The 20KHZ sub carrier produced by the FM receiver is filtered. It is then amplified and detected to get stress information. The stress signal with about 1/30 HZ can be recorded for several weeks with this circuit.
MULTIPLE CHANNEL TELEMETRY SYSTEMS It is of two types: Frequency division multiplex Time division multiplex
FREQUENCY DIVISION MULTIPLEX SYSTEM
Each signal is frequency modulated on a sub carrier frequency. These are then combined to modulate the main RF carrier. At the receiver side, the modulated sub carriers are separated by band pass filters. Individual signals are recovered by 2nd set of discriminators. LPF’s are used to extract the signal without noise.
TIME DIVISION MULTIPLEX SYSTEM
TDM system is used because bio-medical signals have low frequency bandwidth requirements. The transmission channel is connected to each signal input for sampling. When all the channels in a cycle have been scanned the next cycle will start.
At the receiver end, the process is reversed. Sequentially arranged signal pulses are distributed to individual channels by a synchronized switching circuit. If the no of scanning cycles/second is large the signal in each channel is recovered without distortion.
CONDITIONS
The scanning frequency fn should be greater than twice the maximum signal frequency. fn>2fs max If Tn=1/fn=scanning period tn is the sampling time of each channel Maximum no of channels n=Tn/tn n should be small to avoid interference between channels
PROBLEMS IN IMPLANT TELEMETRY
Long term telemetry-electronic circuit packed in a capsule-implanted subcutaneously deep into the body closer to signal source-avoids mechanical difficulties. Size and weight limitations are serious-reliability requirement more critical.
Body reaction: size, weight, surface condition and shape affect it. E.G: medical grade silastic, teflon, glass are used as enclosures.

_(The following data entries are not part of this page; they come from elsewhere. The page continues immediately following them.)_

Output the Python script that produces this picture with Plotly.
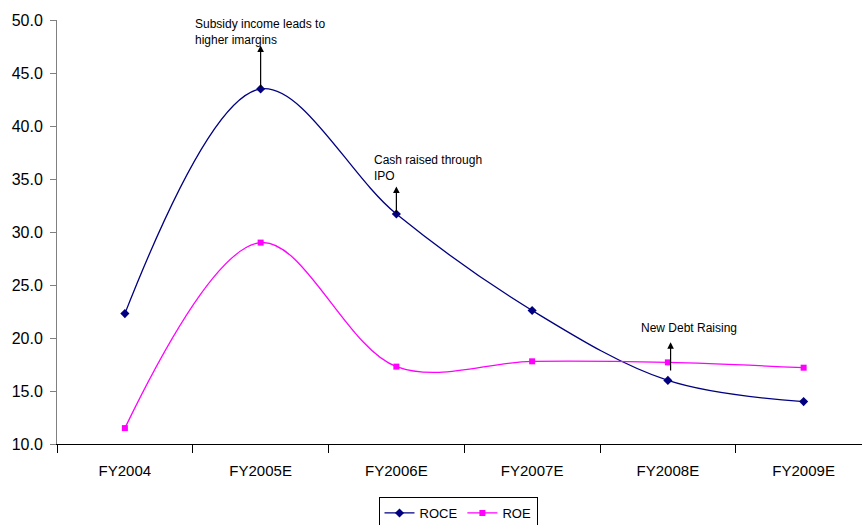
import plotly.graph_objects as go

years = ["FY2004", "FY2005E", "FY2006E", "FY2007E", "FY2008E", "FY2009E"]
roce = [22.3, 43.5, 31.7, 22.6, 16.0, 14.0]
roe = [11.5, 29.0, 17.3, 17.8, 17.7, 17.2]
y_ticks = [10, 15, 20, 25, 30, 35, 40, 45, 50]

FONT = "Liberation Sans, Arial, sans-serif"
Y_MIN, Y_MAX = 10, 50

fig = go.Figure()
fig.add_trace(go.Scatter(
    x=years, y=roce, name="ROCE", mode="lines+markers",
    line=dict(color="#000080", width=1.3, shape="spline", smoothing=1.0),
    marker=dict(symbol="diamond", size=7, color="#000080"),
))
fig.add_trace(go.Scatter(
    x=years, y=roe, name="ROE", mode="lines+markers",
    line=dict(color="#ff00ff", width=1.3, shape="spline", smoothing=1.0),
    marker=dict(symbol="square", size=6, color="#ff00ff"),
))

# Callout notes with upward arrows from the data points
notes = [
    dict(text="Subsidy income leads to<br>higher imargins", tx=0.5, ty=50.45, ax=1, y0=43.5, y1=47.6),
    dict(text="Cash raised through<br>IPO", tx=1.82, ty=37.6, ax=2, y0=31.7, y1=34.3),
    dict(text="New Debt Raising", tx=3.79, ty=21.75, ax=4.02, y0=16.8, y1=19.6),
]
for n in notes:
    fig.add_annotation(
        x=n["ax"], y=n["y1"], ax=n["ax"], ay=n["y0"], xref="x", yref="y",
        axref="x", ayref="y", text="", showarrow=True,
        arrowhead=2, arrowsize=1.1, arrowwidth=1.2, arrowcolor="black",
        standoff=0, startstandoff=0,
    )
    # text placed in paper units so notes above the axis top stay visible
    fig.add_annotation(
        x=n["tx"], y=(n["ty"] - Y_MIN) / (Y_MAX - Y_MIN), xref="x", yref="paper",
        text=n["text"], showarrow=False, xanchor="left", yanchor="top",
        align="left", font=dict(family=FONT, size=12, color="black"),
    )

fig.update_layout(
    width=862, height=525,
    margin=dict(l=57, r=0, t=20, b=81, autoexpand=False),
    paper_bgcolor="white", plot_bgcolor="white",
    font=dict(family=FONT, size=15, color="black"),
    showlegend=True,
    legend=dict(
        orientation="h", x=458 / 862, xref="container", xanchor="center",
        y=1 - 497 / 525, yref="container", yanchor="top",
        bordercolor="black", borderwidth=1, bgcolor="white",
        font=dict(family=FONT, size=13, color="black"),
        itemwidth=30, tracegroupgap=0,
    ),
)
fig.update_xaxes(
    type="category", range=[-0.5, 5.43],
    showline=True, linecolor="black", linewidth=1,
    ticks="outside", tickson="boundaries", ticklen=8, tickcolor="black",
    showgrid=False, zeroline=False, ticklabelstandoff=13,
    tickfont=dict(family=FONT, size=15),
)
fig.update_yaxes(
    range=[Y_MIN, Y_MAX], tickvals=y_ticks, tickformat=".1f",
    showline=True, linecolor="#808080", linewidth=1,
    ticks="outside", ticklen=6, tickcolor="#808080",
    showgrid=False, zeroline=False, ticklabelstandoff=4,
    tickfont=dict(family=FONT, size=16),
)

fig.write_html("out.html")
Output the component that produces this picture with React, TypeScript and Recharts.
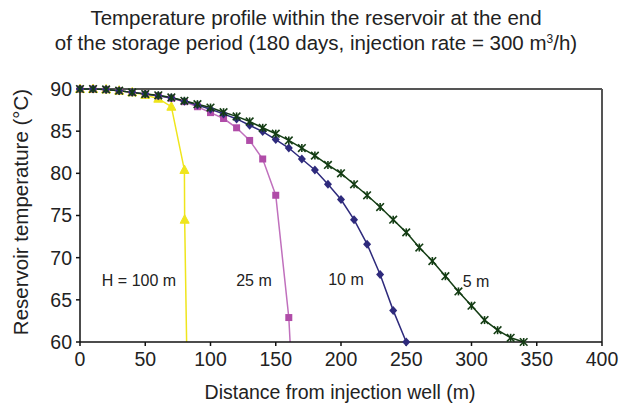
import React from "react";
import { LineChart, Line, XAxis, YAxis, ReferenceLine } from "recharts";

const xTicks = [0, 50, 100, 150, 200, 250, 300, 350, 400];
const yTicks = [60, 65, 70, 75, 80, 85, 90];

const dist5 = [0, 10, 20, 30, 40, 50, 60, 70, 80, 90, 100, 110, 120, 130, 140, 150, 160, 170, 180, 190, 200, 210, 220, 230, 240, 250, 260, 270, 280, 290, 300, 310, 320, 330, 340];
const temp5 = [90, 90, 89.95, 89.8, 89.6, 89.4, 89.25, 89.0, 88.6, 88.2, 87.8, 87.25, 86.75, 86.15, 85.4, 84.7, 83.9, 83.0, 82.1, 81.0, 80.0, 78.7, 77.4, 76.0, 74.5, 73.0, 71.2, 69.6, 67.8, 66.0, 64.3, 62.6, 61.4, 60.5, 60.0];

const dist10 = [0, 10, 20, 30, 40, 50, 60, 70, 80, 90, 100, 110, 120, 130, 140, 150, 160, 170, 180, 190, 200, 210, 220, 230, 240, 250];
const temp10 = [90, 90, 89.95, 89.8, 89.6, 89.4, 89.2, 88.95, 88.55, 88.1, 87.6, 87.05, 86.45, 85.7, 84.95, 84.0, 83.0, 81.7, 80.4, 78.7, 76.9, 74.5, 71.6, 68.0, 63.75, 60.0];

const dist25 = [0, 10, 20, 30, 40, 50, 60, 70, 80, 90, 100, 110, 120, 130, 140, 150, 160, 161];
const temp25 = [90, 90, 89.95, 89.8, 89.6, 89.4, 89.2, 88.9, 88.5, 87.9, 87.2, 86.5, 85.4, 83.9, 81.7, 77.4, 62.9, 60.0];

const dist100 = [0, 10, 20, 30, 40, 50, 60, 70, 80, 80.2, 81.7];
const temp100 = [90, 90, 89.95, 89.8, 89.6, 89.3, 88.85, 87.9, 80.4, 74.5, 60.0];

const seriesNames = ["H = 100 m", "25 m", "10 m", "5 m"];

const build = (xs: number[], ys: number[]) =>
  xs.map((x, i) => ({ x, y: ys[i], last: i === xs.length - 1 }));

const data5 = build(dist5, temp5);
const data10 = build(dist10, temp10);
const data25 = build(dist25, temp25);
const data100 = build(dist100, temp100);

const YELLOW = "#efe51c";
const MAGENTA = "#b04ca8";
const MAGENTA_LINE = "#c070bd";
const NAVY = "#2e2a7c";
const GREEN = "#143d14";

const triangleDot = (props: any) => {
  const { cx, cy, index, payload } = props;
  if (payload && payload.last) return <g key={`t${index}`} />;
  return (
    <path
      key={`t${index}`}
      d={`M${cx},${cy - 5} L${cx + 4.5},${cy + 3.5} L${cx - 4.5},${cy + 3.5} Z`}
      fill={YELLOW}
      stroke={YELLOW}
    />
  );
};

const squareDot = (props: any) => {
  const { cx, cy, index, payload } = props;
  if (payload && payload.last) return <g key={`s${index}`} />;
  return <rect key={`s${index}`} x={cx - 3.5} y={cy - 3.5} width={7} height={7} fill={MAGENTA} />;
};

const diamondDot = (props: any) => {
  const { cx, cy, index } = props;
  return (
    <path
      key={`d${index}`}
      d={`M${cx},${cy - 4.5} L${cx + 4},${cy} L${cx},${cy + 4.5} L${cx - 4},${cy} Z`}
      fill={NAVY}
    />
  );
};

const starDot = (props: any) => {
  const { cx, cy, index } = props;
  return (
    <g key={`x${index}`} stroke={GREEN} strokeWidth={1.6}>
      <line x1={cx - 3.8} y1={cy - 3.8} x2={cx + 3.8} y2={cy + 3.8} />
      <line x1={cx - 3.8} y1={cy + 3.8} x2={cx + 3.8} y2={cy - 3.8} />
      <line x1={cx} y1={cy - 4} x2={cx} y2={cy + 4} />
    </g>
  );
};

const font = "'Liberation Sans', Arial, Helvetica, sans-serif";

export default function App() {
  return (
    <div style={{ position: "absolute", left: 0, top: 0, width: 619, height: 408, background: "#fff", fontFamily: font, color: "#222" }}>
      <div style={{ position: "absolute", left: 0, top: 5, width: 632, textAlign: "center", fontSize: 20.5, lineHeight: "25px" }}>
        Temperature profile within the reservoir at the end
        <br />
        of the storage period (180 days, injection rate = 300 m<sup style={{ fontSize: 12, verticalAlign: "7px", lineHeight: 0 }}>3</sup>/h)
      </div>
      <LineChart
        width={619}
        height={408}
        margin={{ top: 89, right: 17, bottom: 36, left: 0 }}
        style={{ position: "absolute", left: 0, top: 0 }}
      >
        <XAxis
          type="number"
          dataKey="x"
          domain={[0, 400]}
          ticks={xTicks}
          height={30}
          tickSize={4}
          tickMargin={6}
          stroke="#111"
          strokeWidth={1.5}
          tick={{ fill: "#222", fontSize: 19.5, fontFamily: font }}
          allowDuplicatedCategory={false}
        />
        <YAxis
          type="number"
          domain={[60, 90]}
          ticks={yTicks}
          width={80}
          tickSize={4}
          tickMargin={4}
          stroke="#111"
          strokeWidth={1.5}
          tick={{ fill: "#222", fontSize: 19.5, fontFamily: font }}
        />
        <ReferenceLine y={90} stroke="#555" strokeWidth={2} />
        <ReferenceLine x={400} stroke="#555" strokeWidth={2} />
        <Line data={data100} dataKey="y" name={seriesNames[0]} stroke={YELLOW} strokeWidth={1.5} dot={triangleDot} isAnimationActive={false} />
        <Line data={data25} dataKey="y" name={seriesNames[1]} stroke={MAGENTA_LINE} strokeWidth={1.5} dot={squareDot} isAnimationActive={false} />
        <Line data={data10} dataKey="y" name={seriesNames[2]} stroke={NAVY} strokeWidth={1.5} dot={diamondDot} isAnimationActive={false} />
        <Line data={data5} dataKey="y" name={seriesNames[3]} stroke={GREEN} strokeWidth={1.5} dot={starDot} isAnimationActive={false} />
      </LineChart>
      <div style={{ position: "absolute", left: 21, top: 212, transform: "translate(-50%, -50%) rotate(-90deg)", whiteSpace: "nowrap", fontSize: 20.5 }}>
        Reservoir temperature (°C)
      </div>
      <div style={{ position: "absolute", left: 340, top: 392, transform: "translate(-50%, -50%)", whiteSpace: "nowrap", fontSize: 19.5 }}>
        Distance from injection well (m)
      </div>
      {[
        { t: seriesNames[0], x: 139, y: 281 },
        { t: seriesNames[1], x: 254, y: 281 },
        { t: seriesNames[2], x: 346, y: 280 },
        { t: seriesNames[3], x: 476, y: 282 },
      ].map((l) => (
        <div key={l.t} style={{ position: "absolute", left: l.x, top: l.y, transform: "translate(-50%, -50%)", whiteSpace: "nowrap", fontSize: 16 }}>
          {l.t}
        </div>
      ))}
    </div>
  );
}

Protection of electronic circuits: coating materials are silicon rubber, epoxy, plastics, glass and metal. For implants of a few months we can have three layers of structure with silastic outer coating to reduce tissue reaction and inner layers of epoxy or paraffin for protection from leakage. Glass and metal seal to avoid air pockets.
Power supplies: two special types: Environmental power supply: Radio induction to transmit mW of power to implant telemetry unit for months. Microwatt power supply circuits using piezoelectric crystals placed on blood vessel or aorta.
USES OF BIO-TELEMETRY
To record bio signals over long periods while patient is engaged in normal activities. Easy diagnosis of the nature of disease. No mechanical or physical disturbance to the patient. For future reference or to study treatment effect. For recording on animals for research. For monitoring persons who are in action.